A liberdade de expressão, prevista na primeira emenda constitucional norte-americana, é hierarquicamente superior aos demais direitos, lembra o professor Fábio Calheiros do Nascimento. “A formação dos Estados Unidos historicamente é uma formação de país que ganhou independência prevalecendo autonomia que valoriza muito algumas questões”, reforça.
Por outro lado, diz o professor José Emílio Ommati, os EUA não devem ser vistos como “modelo na temática da liberdade de expressão”. A título de exemplo, em junho de 2023, a Suprema Corte norte-americana decidiu anular uma condenação de um homem que fez seguidas ameaças pelas redes sociais a uma cantora, com o argumento a favor da proteção constitucional à liberdade de expressão. Em outro caso julgado pela Suprema Corte, um homem foi absolvido em 1969 por defender perante audiência de televisão valores racistas da Ku Klux Klan.

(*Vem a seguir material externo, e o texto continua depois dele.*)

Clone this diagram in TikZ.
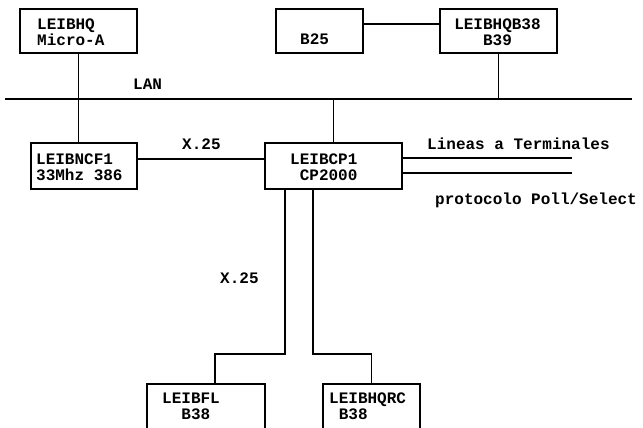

“Eles [os Estados Unidos] são uma ilha em termos mundiais, porque todos os outros países democráticos do mundo, a começar pelo vizinho, o Canadá, regulam a liberdade de expressão”, afirma Ommati.
A liberdade de expressão no Brasil está mais alinhada aos sistemas legais da Europa, que têm um posicionamento mais firme contra o discurso de ódio, lembra o professor Fábio Calheiros do Nascimento. É o caso, por exemplo, do historiador revisionista inglês David Irving, condenado em Viena, na Áustria, por negar que houve perseguição aos judeus durante o holocausto.
A Carta dos Direitos Fundamentais da União Europeia, em seu artigo 11, diz que “qualquer pessoa tem direito à liberdade de expressão. Este direito compreende a liberdade de opinião e a liberdade de receber e de transmitir informações ou ideias, sem que possa haver ingerência de quaisquer poderes públicos e sem consideração de fronteiras”.
O texto também reforça, por outro lado, que essa liberdade implica deveres e responsabilidades, “e pode ser submetida a certas formalidades, condições, restrições ou sanções, previstas pela lei”.